WRITTEN REQUEST → Repeat every line of the data exactly, but not the pictures.

SUPPLIED MATERIAL →

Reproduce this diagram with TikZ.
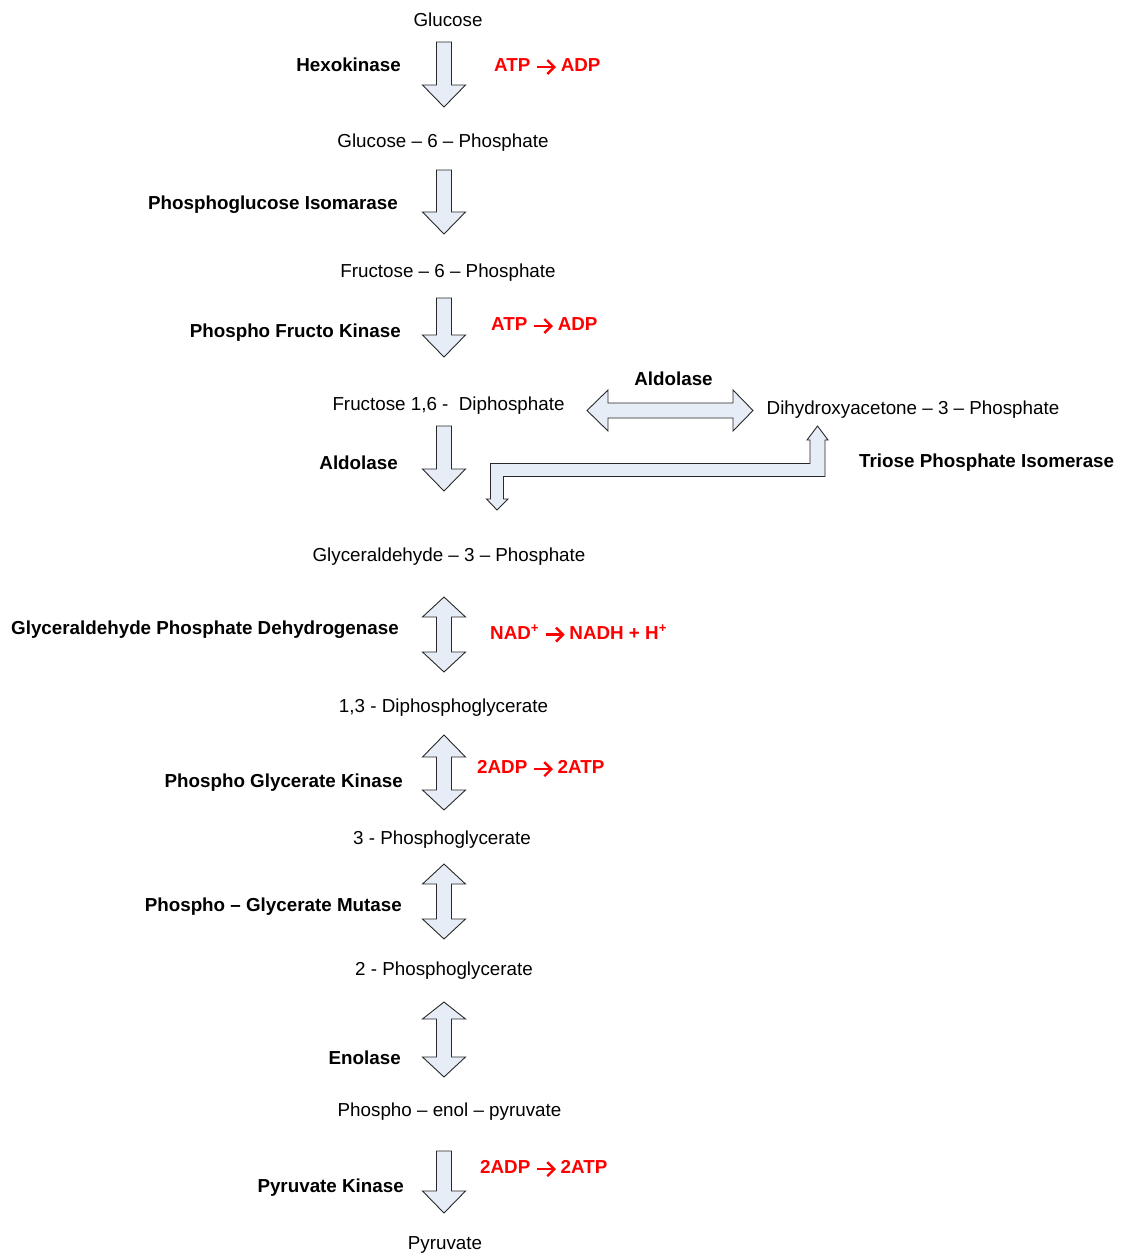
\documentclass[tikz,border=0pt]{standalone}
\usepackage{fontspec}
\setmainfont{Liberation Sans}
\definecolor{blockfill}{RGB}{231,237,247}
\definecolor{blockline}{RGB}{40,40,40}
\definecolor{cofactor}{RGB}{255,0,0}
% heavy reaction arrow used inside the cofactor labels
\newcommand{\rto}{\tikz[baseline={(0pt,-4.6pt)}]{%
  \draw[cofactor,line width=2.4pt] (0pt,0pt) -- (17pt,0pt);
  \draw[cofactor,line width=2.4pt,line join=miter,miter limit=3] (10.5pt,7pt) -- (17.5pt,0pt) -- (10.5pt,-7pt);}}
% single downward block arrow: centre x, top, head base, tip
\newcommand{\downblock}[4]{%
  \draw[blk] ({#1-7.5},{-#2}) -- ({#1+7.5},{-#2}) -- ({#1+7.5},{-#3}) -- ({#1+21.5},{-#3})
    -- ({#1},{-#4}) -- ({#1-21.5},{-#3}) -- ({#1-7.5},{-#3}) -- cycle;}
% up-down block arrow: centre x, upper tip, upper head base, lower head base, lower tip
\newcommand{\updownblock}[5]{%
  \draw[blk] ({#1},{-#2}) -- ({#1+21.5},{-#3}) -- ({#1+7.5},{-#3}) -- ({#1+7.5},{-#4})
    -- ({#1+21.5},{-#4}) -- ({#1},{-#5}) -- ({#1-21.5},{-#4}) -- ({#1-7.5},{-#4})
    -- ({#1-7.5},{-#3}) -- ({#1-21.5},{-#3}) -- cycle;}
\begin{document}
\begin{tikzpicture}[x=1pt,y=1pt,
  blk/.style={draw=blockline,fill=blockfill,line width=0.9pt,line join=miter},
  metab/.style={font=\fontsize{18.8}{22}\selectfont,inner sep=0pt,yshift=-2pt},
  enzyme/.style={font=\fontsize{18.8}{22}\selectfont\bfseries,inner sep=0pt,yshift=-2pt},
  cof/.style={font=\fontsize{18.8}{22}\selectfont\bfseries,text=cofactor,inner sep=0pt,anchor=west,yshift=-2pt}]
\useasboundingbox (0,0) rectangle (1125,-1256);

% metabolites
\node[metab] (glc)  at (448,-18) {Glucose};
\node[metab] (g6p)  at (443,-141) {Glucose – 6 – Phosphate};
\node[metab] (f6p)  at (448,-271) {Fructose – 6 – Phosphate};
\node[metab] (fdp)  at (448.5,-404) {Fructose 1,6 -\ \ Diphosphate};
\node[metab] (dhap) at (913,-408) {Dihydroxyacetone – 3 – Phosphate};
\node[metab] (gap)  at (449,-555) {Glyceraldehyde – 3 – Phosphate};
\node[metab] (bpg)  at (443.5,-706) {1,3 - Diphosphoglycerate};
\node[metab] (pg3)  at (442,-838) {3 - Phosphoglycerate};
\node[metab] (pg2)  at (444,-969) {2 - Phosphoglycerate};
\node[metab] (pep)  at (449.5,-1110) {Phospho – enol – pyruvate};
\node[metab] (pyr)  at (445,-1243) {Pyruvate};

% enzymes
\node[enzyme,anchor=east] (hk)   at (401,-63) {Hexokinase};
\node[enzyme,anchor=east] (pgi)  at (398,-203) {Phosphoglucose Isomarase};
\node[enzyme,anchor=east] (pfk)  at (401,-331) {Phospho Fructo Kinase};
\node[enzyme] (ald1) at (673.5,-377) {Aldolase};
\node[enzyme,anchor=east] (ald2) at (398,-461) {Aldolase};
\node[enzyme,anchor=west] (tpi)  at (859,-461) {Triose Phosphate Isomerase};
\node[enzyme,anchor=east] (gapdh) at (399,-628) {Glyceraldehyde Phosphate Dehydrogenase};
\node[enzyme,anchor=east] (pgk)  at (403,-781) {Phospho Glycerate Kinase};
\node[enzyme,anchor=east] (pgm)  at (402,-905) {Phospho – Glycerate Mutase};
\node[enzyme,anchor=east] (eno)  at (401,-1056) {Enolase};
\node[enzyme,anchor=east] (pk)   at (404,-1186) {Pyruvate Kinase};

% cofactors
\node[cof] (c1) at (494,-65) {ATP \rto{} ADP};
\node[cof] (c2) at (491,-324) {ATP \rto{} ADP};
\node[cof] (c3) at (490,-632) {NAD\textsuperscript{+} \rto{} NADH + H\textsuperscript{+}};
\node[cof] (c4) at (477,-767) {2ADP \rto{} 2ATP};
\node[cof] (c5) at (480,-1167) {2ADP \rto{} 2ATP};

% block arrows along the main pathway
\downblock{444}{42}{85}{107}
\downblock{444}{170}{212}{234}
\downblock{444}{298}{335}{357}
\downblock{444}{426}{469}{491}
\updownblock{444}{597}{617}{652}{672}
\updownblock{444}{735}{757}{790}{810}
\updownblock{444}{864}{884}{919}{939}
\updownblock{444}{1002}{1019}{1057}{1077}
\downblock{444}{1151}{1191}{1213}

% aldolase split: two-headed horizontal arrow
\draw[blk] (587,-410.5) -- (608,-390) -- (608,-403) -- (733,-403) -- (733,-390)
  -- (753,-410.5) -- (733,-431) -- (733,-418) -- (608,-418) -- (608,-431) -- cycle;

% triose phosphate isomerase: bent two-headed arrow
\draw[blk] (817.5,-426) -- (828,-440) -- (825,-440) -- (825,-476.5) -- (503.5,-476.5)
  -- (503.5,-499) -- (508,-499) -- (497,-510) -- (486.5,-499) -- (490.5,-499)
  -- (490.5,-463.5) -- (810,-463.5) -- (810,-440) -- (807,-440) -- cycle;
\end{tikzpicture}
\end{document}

THE RESPONSE →
Reproduce this diagram with TikZ.
\documentclass[tikz,border=0pt]{standalone}
\usepackage{fontspec}
\setmainfont{Liberation Sans}
\definecolor{blockfill}{RGB}{231,237,247}
\definecolor{blockline}{RGB}{40,40,40}
\definecolor{cofactor}{RGB}{255,0,0}
% heavy reaction arrow used inside the cofactor labels
\newcommand{\rto}{\tikz[baseline={(0pt,-4.6pt)}]{%
  \draw[cofactor,line width=2.4pt] (0pt,0pt) -- (17pt,0pt);
  \draw[cofactor,line width=2.4pt,line join=miter,miter limit=3] (10.5pt,7pt) -- (17.5pt,0pt) -- (10.5pt,-7pt);}}
% single downward block arrow: centre x, top, head base, tip
\newcommand{\downblock}[4]{%
  \draw[blk] ({#1-7.5},{-#2}) -- ({#1+7.5},{-#2}) -- ({#1+7.5},{-#3}) -- ({#1+21.5},{-#3})
    -- ({#1},{-#4}) -- ({#1-21.5},{-#3}) -- ({#1-7.5},{-#3}) -- cycle;}
% up-down block arrow: centre x, upper tip, upper head base, lower head base, lower tip
\newcommand{\updownblock}[5]{%
  \draw[blk] ({#1},{-#2}) -- ({#1+21.5},{-#3}) -- ({#1+7.5},{-#3}) -- ({#1+7.5},{-#4})
    -- ({#1+21.5},{-#4}) -- ({#1},{-#5}) -- ({#1-21.5},{-#4}) -- ({#1-7.5},{-#4})
    -- ({#1-7.5},{-#3}) -- ({#1-21.5},{-#3}) -- cycle;}
\begin{document}
\begin{tikzpicture}[x=1pt,y=1pt,
  blk/.style={draw=blockline,fill=blockfill,line width=0.9pt,line join=miter},
  metab/.style={font=\fontsize{18.8}{22}\selectfont,inner sep=0pt,yshift=-2pt},
  enzyme/.style={font=\fontsize{18.8}{22}\selectfont\bfseries,inner sep=0pt,yshift=-2pt},
  cof/.style={font=\fontsize{18.8}{22}\selectfont\bfseries,text=cofactor,inner sep=0pt,anchor=west,yshift=-2pt}]
\useasboundingbox (0,0) rectangle (1125,-1256);

% metabolites
\node[metab] (glc)  at (448,-18) {Glucose};
\node[metab] (g6p)  at (443,-141) {Glucose – 6 – Phosphate};
\node[metab] (f6p)  at (448,-271) {Fructose – 6 – Phosphate};
\node[metab] (fdp)  at (448.5,-404) {Fructose 1,6 -\ \ Diphosphate};
\node[metab] (dhap) at (913,-408) {Dihydroxyacetone – 3 – Phosphate};
\node[metab] (gap)  at (449,-555) {Glyceraldehyde – 3 – Phosphate};
\node[metab] (bpg)  at (443.5,-706) {1,3 - Diphosphoglycerate};
\node[metab] (pg3)  at (442,-838) {3 - Phosphoglycerate};
\node[metab] (pg2)  at (444,-969) {2 - Phosphoglycerate};
\node[metab] (pep)  at (449.5,-1110) {Phospho – enol – pyruvate};
\node[metab] (pyr)  at (445,-1243) {Pyruvate};

% enzymes
\node[enzyme,anchor=east] (hk)   at (401,-63) {Hexokinase};
\node[enzyme,anchor=east] (pgi)  at (398,-203) {Phosphoglucose Isomarase};
\node[enzyme,anchor=east] (pfk)  at (401,-331) {Phospho Fructo Kinase};
\node[enzyme] (ald1) at (673.5,-377) {Aldolase};
\node[enzyme,anchor=east] (ald2) at (398,-461) {Aldolase};
\node[enzyme,anchor=west] (tpi)  at (859,-461) {Triose Phosphate Isomerase};
\node[enzyme,anchor=east] (gapdh) at (399,-628) {Glyceraldehyde Phosphate Dehydrogenase};
\node[enzyme,anchor=east] (pgk)  at (403,-781) {Phospho Glycerate Kinase};
\node[enzyme,anchor=east] (pgm)  at (402,-905) {Phospho – Glycerate Mutase};
\node[enzyme,anchor=east] (eno)  at (401,-1056) {Enolase};
\node[enzyme,anchor=east] (pk)   at (404,-1186) {Pyruvate Kinase};

% cofactors
\node[cof] (c1) at (494,-65) {ATP \rto{} ADP};
\node[cof] (c2) at (491,-324) {ATP \rto{} ADP};
\node[cof] (c3) at (490,-632) {NAD\textsuperscript{+} \rto{} NADH + H\textsuperscript{+}};
\node[cof] (c4) at (477,-767) {2ADP \rto{} 2ATP};
\node[cof] (c5) at (480,-1167) {2ADP \rto{} 2ATP};

% block arrows along the main pathway
\downblock{444}{42}{85}{107}
\downblock{444}{170}{212}{234}
\downblock{444}{298}{335}{357}
\downblock{444}{426}{469}{491}
\updownblock{444}{597}{617}{652}{672}
\updownblock{444}{735}{757}{790}{810}
\updownblock{444}{864}{884}{919}{939}
\updownblock{444}{1002}{1019}{1057}{1077}
\downblock{444}{1151}{1191}{1213}

% aldolase split: two-headed horizontal arrow
\draw[blk] (587,-410.5) -- (608,-390) -- (608,-403) -- (733,-403) -- (733,-390)
  -- (753,-410.5) -- (733,-431) -- (733,-418) -- (608,-418) -- (608,-431) -- cycle;

% triose phosphate isomerase: bent two-headed arrow
\draw[blk] (817.5,-426) -- (828,-440) -- (825,-440) -- (825,-476.5) -- (503.5,-476.5)
  -- (503.5,-499) -- (508,-499) -- (497,-510) -- (486.5,-499) -- (490.5,-499)
  -- (490.5,-463.5) -- (810,-463.5) -- (810,-440) -- (807,-440) -- cycle;
\end{tikzpicture}
\end{document}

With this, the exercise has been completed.